» **Problem statement**
Include the line containing "const yTicks = [0, 0.5, 1, 1.5, 2, 2.5, 3];" and all lines before it, repeated exactly from the listing below, without pictures.
★ ★ ★ ★ ★ ★ ★
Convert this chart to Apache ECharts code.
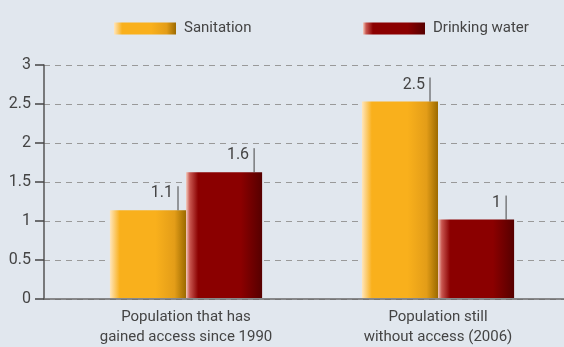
<!DOCTYPE html>
<html><head><meta charset="utf-8">
<script src="https://cdn.jsdelivr.net/npm/echarts@6/dist/echarts.min.js"></script>
<style>html,body{margin:0;padding:0;background:#e1e7ee;}#c{width:564px;height:347px;}</style>
</head><body><div id="c"></div>
<script>
const categories = ['Population that has\ngained access since 1990', 'Population still\nwithout access (2006)'];
const seriesNames = ['Sanitation', 'Drinking water'];
const sanitation = [1.13, 2.53];
const drinkingWater = [1.62, 1.01];
const yTicks = [0, 0.5, 1, 1.5, 2, 2.5, 3];

const FONT = 'Roboto, sans-serif';
const TXT = '#444';
const GAP = 0.396;

function grad(stops){
  return new echarts.graphic.LinearGradient(0,0,1,0, stops.map(s=>({offset:s[0],color:s[1]})));
}
const sanGrad = grad([[0,'#ffe6bd'],[0.13,'#f9b01c'],[0.6,'#f9b01c'],[0.85,'#e39d18'],[1,'#9c6a00']]);
const drkGrad = grad([[0,'#f4cdbf'],[0.05,'#c8564f'],[0.16,'#8b0000'],[0.72,'#8b0000'],[1,'#560000']]);

function labelSeries(data, side){
  return {
    type:'custom', xAxisIndex:0, yAxisIndex:0, z:5, silent:true,
    data: data.map((v,i)=>[i,v]),
    renderItem: function(params, api){
      const p = api.coord([api.value(0), api.value(1)]);
      const band = api.size([1,0])[0];
      const barW = band*(1-GAP)/2;
      const x = side === 0 ? p[0]-8 : p[0]+barW-8;
      const v = Math.round(api.value(1)*10)/10;
      return {type:'group', children:[
        {type:'line', shape:{x1:x,y1:p[1],x2:x,y2:p[1]-24}, style:{stroke:'#444',lineWidth:1}},
        {type:'text', style:{x:x-5, y:p[1]-17, text:String(v), textAlign:'right', textVerticalAlign:'middle', fill:TXT, font:'16px '+FONT}}
      ]};
    }
  };
}

const legendCommon = {
  itemWidth:62, itemHeight:12, icon:'rect', top:21, padding:0,
  textStyle:{fontFamily:FONT, fontSize:15, color:TXT, padding:[0,0,0,3]}
};

const chart = echarts.init(document.getElementById('c'), null, {renderer:'canvas'});
chart.setOption({
  backgroundColor:'#e1e7ee',
  animation:false,
  textStyle:{fontFamily:FONT},
  legend:[
    Object.assign({data:[seriesNames[0]], left:114}, legendCommon),
    Object.assign({data:[seriesNames[1]], left:363}, legendCommon)
  ],
  grid:[
    {left:60, width:508, top:65, bottom:48},
    {left:44, right:0, top:65, bottom:48}
  ],
  xAxis:[
    {type:'category', gridIndex:0, data:categories,
     axisLine:{show:false}, axisTick:{show:false},
     axisLabel:{fontFamily:FONT, fontSize:15, color:TXT, lineHeight:20, margin:9}},
    {type:'value', gridIndex:1, min:0, max:1, show:true,
     axisLine:{show:true, onZero:false, lineStyle:{color:'#6a6a6a', width:1.5}},
     axisTick:{show:false}, axisLabel:{show:false}, splitLine:{show:false}}
  ],
  yAxis:[
    {type:'value', gridIndex:0, min:0, max:3, interval:0.5, show:false, splitLine:{show:false}},
    {type:'value', gridIndex:1, min:0, max:3, interval:0.5,
     axisLine:{show:true, lineStyle:{color:'#555', width:1.5}},
     axisTick:{show:true, length:9, lineStyle:{color:'#444', width:1.5}},
     axisLabel:{fontFamily:FONT, fontSize:16, color:TXT, margin:13,
       formatter:v=>yTicks.includes(v)?String(v):''},
     splitLine:{show:true, lineStyle:{color:'#999', type:[6,5], width:1}}}
  ],
  series:[
    {name:seriesNames[0], type:'bar', xAxisIndex:0, yAxisIndex:0, data:sanitation,
     barGap:'0%', barCategoryGap:(GAP*100)+'%', itemStyle:{color:sanGrad}},
    {name:seriesNames[1], type:'bar', xAxisIndex:0, yAxisIndex:0, data:drinkingWater,
     barGap:'0%', barCategoryGap:(GAP*100)+'%', itemStyle:{color:drkGrad}},
    labelSeries(sanitation,0),
    labelSeries(drinkingWater,1)
  ]
});
</script></body></html>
★ ★ ★ ★ ★ ★ ★
» **Complete answer**
Convert this chart to Apache ECharts code.
<!DOCTYPE html>
<html><head><meta charset="utf-8">
<script src="https://cdn.jsdelivr.net/npm/echarts@6/dist/echarts.min.js"></script>
<style>html,body{margin:0;padding:0;background:#e1e7ee;}#c{width:564px;height:347px;}</style>
</head><body><div id="c"></div>
<script>
const categories = ['Population that has\ngained access since 1990', 'Population still\nwithout access (2006)'];
const seriesNames = ['Sanitation', 'Drinking water'];
const sanitation = [1.13, 2.53];
const drinkingWater = [1.62, 1.01];
const yTicks = [0, 0.5, 1, 1.5, 2, 2.5, 3];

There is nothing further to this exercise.